International Peer Review. At the request of DOE, an international team of experts convened by the IAEA and Nuclear Energy Agency (NEA) of the Organization for Economic Cooperation and Development conducted a peer review of the site's technical analysis during 2001. The team's report was submitted to DOE in January 2002.

The international peer review was conducted by ten experts over a four-month period last year. The team focused on the methodology of what is called the Total System Performance Assessment for the Site Recommendation (TSPA-SR). The experts concluded that, while presenting room for improvement, the TSPA-SR methodology is soundly based and has been implemented in a competent manner. Moreover, the modelling incorporates many conservatisms.

Overall, the team considered that the implemented performance assessment approach provides "an adequate basis for supporting a statement on likely compliance within the regulatory period of 10,000 years and, accordingly, for the site recommendation decision." Regarding ongoing and future assessments, the team cited growing international consensus for its view that an understanding of the repository system and its performance and how it provides for safety should be emphasized more in future iterations, both during and beyond the regulatory period. Also, further work is required to increase confidence in the robustness of the TSPA. Based on the review, the team's report discusses a number of issues and provides 27 technical recommendations for better supporting the next programmatic decision points.

Underground Disposal. The USA has the world's largest nuclear power programme, with 104 operating and 14 shutdown commercial nuclear power plants at 72 sites in 33 states. According to DOE, spent nuclear fuel and high-level wastes now are safely stored in altogether 131 locations in 39 states.

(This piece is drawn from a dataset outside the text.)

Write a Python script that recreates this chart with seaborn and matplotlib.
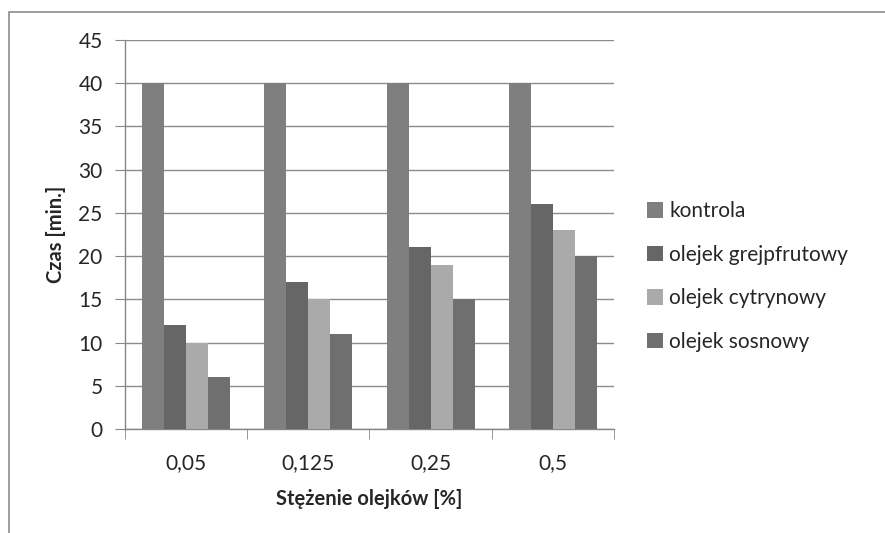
import pandas as pd
import seaborn as sns
import matplotlib.pyplot as plt
from matplotlib.patches import Rectangle
from matplotlib.ticker import FixedLocator

stezenia = ['0,05', '0,125', '0,25', '0,5']
serie = ['kontrola', 'olejek grejpfrutowy', 'olejek cytrynowy', 'olejek sosnowy']
kontrola = [40, 40, 40, 40]
grejpfrut = [12, 17, 21, 26]
cytryna = [10, 15, 19, 23]
sosna = [6, 11, 15, 20]
kolory = ['#7f7f7f', '#666666', '#aaaaaa', '#6f6f6f']


def main():
    rows = []
    for nazwa, vals in zip(serie, [kontrola, grejpfrut, cytryna, sosna]):
        for s, v in zip(stezenia, vals):
            rows.append({'stezenie': s, 'seria': nazwa, 'czas': v})
    df = pd.DataFrame(rows)

    sns.set_style('white')
    plt.rcParams['font.family'] = ['Lato', 'DejaVu Sans']

    fig = plt.figure(figsize=(8.85, 5.33), dpi=100)
    ax = fig.add_axes([0.1412, 0.1951, 0.5526, 0.7299])

    # ramka wykresu (widoczna tylko lewa i gorna krawedz)
    fig.patches.append(Rectangle((9 / 885, -0.1), 1.2, 1 - 12 / 533 + 0.1,
                                 transform=fig.transFigure, fill=False,
                                 edgecolor='#8c8c8c', linewidth=1.2))

    sns.barplot(data=df, x='stezenie', y='czas', hue='seria', order=stezenia,
                hue_order=serie, palette=kolory, width=0.72, gap=0,
                edgecolor='none', linewidth=0, ax=ax, legend=True, zorder=3)

    ax.set_ylim(0, 45)
    ax.set_yticks(range(0, 46, 5))
    ax.set_xlim(-0.5, 3.5)
    ax.yaxis.grid(True, color='#8c8c8c', linewidth=1)
    ax.set_axisbelow(True)
    for side in ['top', 'right']:
        ax.spines[side].set_visible(False)
    for side in ['left', 'bottom']:
        ax.spines[side].set_color('#868686')
        ax.spines[side].set_linewidth(1)

    ax.tick_params(axis='y', which='major', length=7, color='#868686',
                   labelsize=15, pad=9, left=True)
    ax.tick_params(axis='x', which='major', length=0, labelsize=15, pad=17)
    ax.xaxis.set_minor_locator(FixedLocator([-0.5, 0.5, 1.5, 2.5, 3.5]))
    ax.tick_params(axis='x', which='minor', length=7, color='#868686', bottom=True)

    ax.set_ylabel('Czas [min.]', fontsize=14.5, fontweight='bold')
    ax.set_xlabel('Stężenie olejków [%]', fontsize=14.5, fontweight='bold')
    ax.yaxis.set_label_coords(-0.12, 0.5)
    ax.xaxis.set_label_coords(0.5, -0.155)

    ax.legend(loc='center left', bbox_to_anchor=(1.03, 0.392), frameon=False,
              fontsize=15, labelspacing=1.13, handlelength=0.75, handleheight=0.75,
              handletextpad=0.3)

    fig.savefig('out.png', dpi=100)


if __name__ == "__main__":
    main()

All the spent nuclear fuel from nuclear power plants in the USA is in solid form, encased hard ceramic pellets that are non-explosive, non-flammable, but highly radioactive. Isolating it and other high-level radioactive wastes from people and the environment is an important and challenging issue for countries that use nuclear power. Underground disposal has been determined by the international scientific community as the preferred option for permanently isolating high-level radioactive wastes in safe and secure engineered repositories.

Besides the USA, many other countries -- including Belgium, Canada, Finland, France, Germany, Japan, Sweden, Switzerland, and the United Kingdom -- have invested in scientific research of deep geologic disposal as a method for isolating highly radioactive waste. They have performed detailed studies, or characterizations, drilling boreholes and exploratory shafts and ramps in underground research laboratories. The data obtained are useful in assessing the safety performance of future nuclear waste repository systems. While no permanent repository has yet been built for spent fuel, Sweden operates an underground Central Interim Storage Facility for Spent Nuclear Fuel, or CLAB, located in Oskarshamn. At the site, the used fuel cools in water for up to 30 years in an underground rock cavern built to contain and isolate it.

If approved and licensed for construction and operation, the Yucca site stands to become the USA's second geological repository for radioactive wastes. In March 1999, the US opened the Waste Isolation Pilot Plant in New Mexico for specific types of radioactive waste that must be safely contained and isolated for centuries. An International Peer Review of WIPP's long-term safety assessment was done at the request of DOE by IAEA and NEA experts in 1997.